October 17, 1997

Mr. Mike Loucy

Sprint PCS

4 British American Boulevard

Latham, NY 12110

Dear Mr. Loucy:

You have inquired as to whether a local government may, consistent with the Communications Act, require a provider of personal wireless services to test its facilities for compliance with the Commission's radio frequency (RF) emissions guidelines. Section 332(c)(7)(B)(iv) of the Communications Act, 47 U.S.C. 332(c)(7)(B)(iv), provides that a local government "may not regulate the placement, construction, and modification of personal wireless service facilities on the basis of the environmental effects of radio frequency emissions to the extent that such facilities comply with the Commission's regulations concerning such emissions." Neither the text of the Act nor the legislative history indicates to what extent localities are permitted to request that personal wireless service providers demonstrate compliance with the Commission's guidelines.

In a recent Notice of Proposed Rulemaking (NPRM), the Commission recognized that local governments have a reasonable interest in assuring themselves and their constituents that facilities will comply with the guidelines.(1) At the same time, the Commission expressed concern that unnecessarily burdensome verification requirements may unduly delay the siting of personal wireless service facilities contrary to the intent of Section 332(c)(7). The Commission therefore initiated a process toward formulating guidelines as to what sort of information a state or local authority may require.

The Commission's RF emissions guidelines limit the total amount of emissions to which both the general population and workers or others who can control their exposure may be exposed. Under the guidelines, the operators of some personal wireless service facilities must submit information for evaluation by the Commission showing that the facility will not expose anyone to emissions that exceed the guidelines. If the facility will not comply with the guidelines, the operator must submit an Environmental Assessment and cannot construct or operate the facility until the Assessment is approved. Other facilities, however, because of the low power at which they operate or their height above the ground, are considered so unlikely to cause exposure that exceeds the guidelines that they are "categorically excluded" from routine evaluation. These facilities still must comply with the substantive guidelines, but unless the Commission specifically orders otherwise an operator ordinarily may assume compliance.

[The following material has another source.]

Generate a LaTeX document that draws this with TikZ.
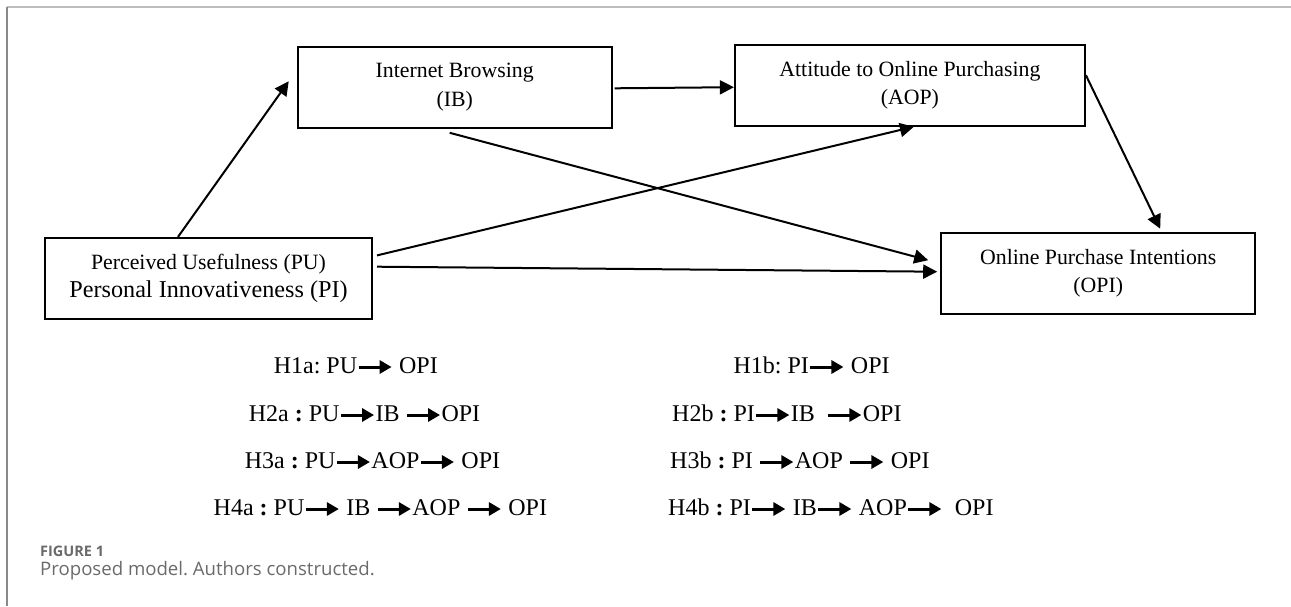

In the NPRM, the Commission tentatively concluded that for facilities which are not categorically excluded, a state or local government should be permitted to request only copies of any and all documents related to RF emissions that were submitted to the Commission as part of the licensing process. The Commission requested comment on this tentative conclusion. For facilities which are categorically excluded, the Commission tentatively concluded that it should adopt one of two approaches, and it requested comment on both. Under the first approach, a state or local government could request only that the personal wireless service provider certify in writing that its proposed facility will comply with the guidelines. Under the second approach, a government could require a more detailed showing. However, the Commission believed this approach would be workable only if it adopted uniform standards for such a demonstration.

In the interim, until permanent guidelines are adopted, the Commission issued a non-binding policy statement in order to provide guidance as to the standards it would likely use in evaluating any petition that may come before it alleging a violation of Section 332(c)(7)(B)(iv). The Commission stated that it would be less likely to find that a local government had violated the Act if, in the case of a facility which is not categorically excluded, the local government requested only copies of documents that were submitted to the Commission. For categorically excluded facilities, the Commission would be less likely to find a violation if the local government simply requested a written statement signed by the personal wireless service provider or its representative containing: (1) a statement that the proposed or existing facility does or will comply with the Commission's guidelines; (2) a statement or explanation of how compliance was determined; (3) an explanation as to what, if any, restrictions on access will be maintained to ensure compliance; and (4) a statement as to whether other significant transmitting sources are located at or near the transmitting site and, if so, whether their emissions were considered in determining compliance.

For further information, I urge you to consult the text of the NPRM. The NPRM may be downloaded from the Commission's World Wide Web site at http://www.fcc.gov/wtb/

siting.html. Hard copies are available for a fee from the Commission's copy contractor, International Transcription Service, 1231 20th Street N.W., Washington, DC 20036.

I hope this information addresses your inquiry. If you have further questions or concerns, please contact Jeffrey Steinberg or Shaun Maher of my staff at (202) 418-0620.

Sincerely,





David L. Furth

Chief, Commercial Wireless Division

Wireless Telecommunications Bureau

1. See Procedures for Reviewing Requests for Relief From State and Local Regulations Pursuant to Section 332(c)(7)(B)(v) of the Communications Act of 1934, WT Docket No. 97-192, Second Memorandum Opinion and Order and Notice of Proposed Rulemaking, FCC 97-303, paras. 142-148 (released Aug. 25, 1997).